Vote for the Neal Knox 13
 
Everybody's got their own theory about Columbine, and who deserves the blame (besides the shooters, of course). I blame the guidance counselors. Hear me out.

In a school like Columbine, you are college prep or you are nothing. Kids from upper middle class families are allowed no alternatives except college; every other future is defined as failure and is unacceptable. If your old man's a lawyer, you can't be an auto mechanic, no matter how good you might be at it or how much money you'd make. So, kids who can't or don't want to make it in the academic track drop out into one or another subcultural group (skinheads, goths, stoners, etc.) that will accept them, and which centers around rejection of the whole jocks-and-cheerleaders college-prep system and hatred of everybody connected with it.

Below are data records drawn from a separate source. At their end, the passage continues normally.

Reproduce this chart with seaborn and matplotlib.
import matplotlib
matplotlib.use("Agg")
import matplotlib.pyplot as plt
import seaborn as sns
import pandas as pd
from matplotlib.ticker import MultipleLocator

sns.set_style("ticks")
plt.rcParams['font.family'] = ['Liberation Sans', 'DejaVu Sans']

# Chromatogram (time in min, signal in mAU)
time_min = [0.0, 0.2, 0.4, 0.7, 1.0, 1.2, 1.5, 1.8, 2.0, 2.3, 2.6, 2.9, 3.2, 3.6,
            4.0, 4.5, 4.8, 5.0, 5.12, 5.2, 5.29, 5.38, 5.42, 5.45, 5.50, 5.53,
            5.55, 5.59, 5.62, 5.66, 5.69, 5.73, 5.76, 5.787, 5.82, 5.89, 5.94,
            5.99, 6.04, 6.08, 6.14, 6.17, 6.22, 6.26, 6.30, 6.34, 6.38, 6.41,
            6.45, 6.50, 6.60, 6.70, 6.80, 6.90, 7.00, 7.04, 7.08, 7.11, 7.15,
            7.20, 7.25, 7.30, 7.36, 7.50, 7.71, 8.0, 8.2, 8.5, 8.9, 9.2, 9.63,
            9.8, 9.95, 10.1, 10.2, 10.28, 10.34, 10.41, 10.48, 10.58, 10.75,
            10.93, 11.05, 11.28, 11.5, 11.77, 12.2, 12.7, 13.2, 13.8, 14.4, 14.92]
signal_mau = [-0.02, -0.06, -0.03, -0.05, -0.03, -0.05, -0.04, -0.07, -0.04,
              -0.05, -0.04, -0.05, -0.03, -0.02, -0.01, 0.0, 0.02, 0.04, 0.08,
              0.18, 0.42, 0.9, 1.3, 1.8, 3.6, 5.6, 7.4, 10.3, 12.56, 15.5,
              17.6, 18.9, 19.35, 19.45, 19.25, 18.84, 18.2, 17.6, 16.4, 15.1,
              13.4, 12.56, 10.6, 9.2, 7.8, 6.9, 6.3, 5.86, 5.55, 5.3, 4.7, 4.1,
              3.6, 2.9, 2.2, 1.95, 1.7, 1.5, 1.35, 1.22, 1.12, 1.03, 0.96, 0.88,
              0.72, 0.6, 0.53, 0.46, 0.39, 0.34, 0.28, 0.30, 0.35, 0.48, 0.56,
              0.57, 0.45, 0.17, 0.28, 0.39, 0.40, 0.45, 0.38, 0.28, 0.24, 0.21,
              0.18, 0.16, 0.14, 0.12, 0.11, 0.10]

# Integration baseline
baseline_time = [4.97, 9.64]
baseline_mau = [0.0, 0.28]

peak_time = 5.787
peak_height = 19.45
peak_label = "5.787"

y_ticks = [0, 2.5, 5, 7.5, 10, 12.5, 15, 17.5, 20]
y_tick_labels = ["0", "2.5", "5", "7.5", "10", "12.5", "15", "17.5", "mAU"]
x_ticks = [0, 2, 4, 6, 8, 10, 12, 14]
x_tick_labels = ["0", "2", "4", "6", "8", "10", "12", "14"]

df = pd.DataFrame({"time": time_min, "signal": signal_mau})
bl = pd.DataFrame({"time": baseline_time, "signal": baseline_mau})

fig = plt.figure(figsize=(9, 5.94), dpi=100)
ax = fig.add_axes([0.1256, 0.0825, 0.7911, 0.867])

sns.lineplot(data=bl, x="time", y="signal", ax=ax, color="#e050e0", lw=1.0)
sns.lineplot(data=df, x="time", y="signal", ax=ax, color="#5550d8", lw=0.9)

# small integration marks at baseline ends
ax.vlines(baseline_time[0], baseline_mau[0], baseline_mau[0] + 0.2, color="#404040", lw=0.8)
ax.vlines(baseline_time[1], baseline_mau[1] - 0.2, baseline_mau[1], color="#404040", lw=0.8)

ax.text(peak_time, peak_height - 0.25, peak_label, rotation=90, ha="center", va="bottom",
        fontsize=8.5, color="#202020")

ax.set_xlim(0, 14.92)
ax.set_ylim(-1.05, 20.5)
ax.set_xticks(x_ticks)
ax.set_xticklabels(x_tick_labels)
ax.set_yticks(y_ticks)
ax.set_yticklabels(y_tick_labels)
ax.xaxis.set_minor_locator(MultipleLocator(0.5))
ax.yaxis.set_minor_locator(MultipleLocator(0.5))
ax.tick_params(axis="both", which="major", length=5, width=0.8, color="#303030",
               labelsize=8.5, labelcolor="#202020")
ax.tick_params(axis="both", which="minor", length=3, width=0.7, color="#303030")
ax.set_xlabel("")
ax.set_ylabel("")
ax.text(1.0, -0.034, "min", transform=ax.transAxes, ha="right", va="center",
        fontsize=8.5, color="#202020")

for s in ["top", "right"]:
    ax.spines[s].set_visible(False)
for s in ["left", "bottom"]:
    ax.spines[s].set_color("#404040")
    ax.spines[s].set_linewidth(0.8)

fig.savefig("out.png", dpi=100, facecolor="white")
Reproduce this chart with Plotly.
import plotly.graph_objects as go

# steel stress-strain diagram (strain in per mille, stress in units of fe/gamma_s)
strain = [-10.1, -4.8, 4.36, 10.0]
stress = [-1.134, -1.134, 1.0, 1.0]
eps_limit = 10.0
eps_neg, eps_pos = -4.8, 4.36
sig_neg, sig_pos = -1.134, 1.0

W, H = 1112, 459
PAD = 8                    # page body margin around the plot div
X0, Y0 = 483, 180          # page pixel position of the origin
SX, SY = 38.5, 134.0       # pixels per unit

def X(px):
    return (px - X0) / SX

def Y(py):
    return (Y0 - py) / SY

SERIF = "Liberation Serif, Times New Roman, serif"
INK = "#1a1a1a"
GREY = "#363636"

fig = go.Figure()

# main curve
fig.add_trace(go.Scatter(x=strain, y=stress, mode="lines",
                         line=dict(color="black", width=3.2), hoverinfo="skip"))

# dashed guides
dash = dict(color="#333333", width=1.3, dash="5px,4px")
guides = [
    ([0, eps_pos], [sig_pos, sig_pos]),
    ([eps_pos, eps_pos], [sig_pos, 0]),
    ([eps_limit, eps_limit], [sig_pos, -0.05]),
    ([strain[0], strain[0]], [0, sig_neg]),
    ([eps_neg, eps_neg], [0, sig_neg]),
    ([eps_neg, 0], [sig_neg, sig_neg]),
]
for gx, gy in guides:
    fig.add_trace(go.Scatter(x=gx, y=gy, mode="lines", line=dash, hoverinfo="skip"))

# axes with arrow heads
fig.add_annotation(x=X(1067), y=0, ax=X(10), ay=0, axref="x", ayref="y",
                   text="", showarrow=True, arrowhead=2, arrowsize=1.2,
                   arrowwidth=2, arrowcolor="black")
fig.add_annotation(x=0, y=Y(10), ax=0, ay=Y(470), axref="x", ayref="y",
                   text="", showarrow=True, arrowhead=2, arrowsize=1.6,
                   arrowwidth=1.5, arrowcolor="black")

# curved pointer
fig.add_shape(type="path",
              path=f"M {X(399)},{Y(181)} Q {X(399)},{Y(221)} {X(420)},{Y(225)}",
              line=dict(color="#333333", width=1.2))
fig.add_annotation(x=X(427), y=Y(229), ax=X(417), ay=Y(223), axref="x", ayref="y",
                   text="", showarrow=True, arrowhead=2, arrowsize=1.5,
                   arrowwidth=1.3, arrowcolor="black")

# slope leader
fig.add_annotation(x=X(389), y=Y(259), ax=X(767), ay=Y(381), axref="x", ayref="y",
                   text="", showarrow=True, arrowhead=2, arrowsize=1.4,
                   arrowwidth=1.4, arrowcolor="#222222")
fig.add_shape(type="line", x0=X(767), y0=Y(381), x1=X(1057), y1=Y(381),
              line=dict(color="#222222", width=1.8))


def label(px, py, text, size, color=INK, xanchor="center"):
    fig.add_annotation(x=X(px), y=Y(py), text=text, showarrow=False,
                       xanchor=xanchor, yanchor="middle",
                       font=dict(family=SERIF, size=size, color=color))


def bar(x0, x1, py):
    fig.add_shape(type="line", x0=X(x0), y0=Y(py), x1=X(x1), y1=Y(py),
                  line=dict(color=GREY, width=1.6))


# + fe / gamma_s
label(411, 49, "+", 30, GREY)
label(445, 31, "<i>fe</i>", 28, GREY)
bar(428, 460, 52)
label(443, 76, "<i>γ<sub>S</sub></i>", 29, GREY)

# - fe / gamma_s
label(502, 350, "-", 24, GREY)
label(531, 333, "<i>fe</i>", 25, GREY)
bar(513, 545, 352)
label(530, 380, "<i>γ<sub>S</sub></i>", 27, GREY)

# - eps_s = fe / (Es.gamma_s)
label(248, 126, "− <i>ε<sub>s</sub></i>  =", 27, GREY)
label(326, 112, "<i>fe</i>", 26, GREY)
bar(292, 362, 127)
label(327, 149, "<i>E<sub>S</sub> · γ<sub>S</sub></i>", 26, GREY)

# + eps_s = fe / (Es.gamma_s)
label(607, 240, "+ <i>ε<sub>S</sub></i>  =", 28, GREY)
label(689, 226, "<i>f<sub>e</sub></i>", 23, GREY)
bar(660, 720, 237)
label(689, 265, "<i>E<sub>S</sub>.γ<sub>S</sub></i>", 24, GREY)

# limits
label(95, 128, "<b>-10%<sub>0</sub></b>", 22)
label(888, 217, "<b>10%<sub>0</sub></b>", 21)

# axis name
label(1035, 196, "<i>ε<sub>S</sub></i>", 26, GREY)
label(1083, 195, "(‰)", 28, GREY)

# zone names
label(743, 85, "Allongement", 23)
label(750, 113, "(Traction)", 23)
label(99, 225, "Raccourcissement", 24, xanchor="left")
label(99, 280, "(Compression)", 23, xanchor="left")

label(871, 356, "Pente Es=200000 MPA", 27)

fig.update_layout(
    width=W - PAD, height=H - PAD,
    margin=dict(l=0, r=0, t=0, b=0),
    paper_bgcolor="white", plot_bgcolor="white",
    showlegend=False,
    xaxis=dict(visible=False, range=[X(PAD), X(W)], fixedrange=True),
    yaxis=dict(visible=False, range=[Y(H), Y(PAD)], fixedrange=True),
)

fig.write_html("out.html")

I think the answer is to get these kids connected with real occupational opportunities in the real world outside the school. Work-study, internships, whatever, but get these kids out of the school by noon and off to some setting where they are in contact with people who are doing work worth doing and who take it seriously. This means guidance people have to spend time developing links with a variety of business, industrial, and research settings outside the school. Then, when they see some nose-ringed loser glowering in the hall they have an opportunity to offer him. Most of these kids will jump for it like a starving man at a steak.

But, for guidance folks, it's a lot easier to spend your time sitting in your office talking to Chad about his choice of college major, or helping Melissa polish her Dartmouth application essay. Sometimes that disdained kid in the hall comes back to haunt you, though.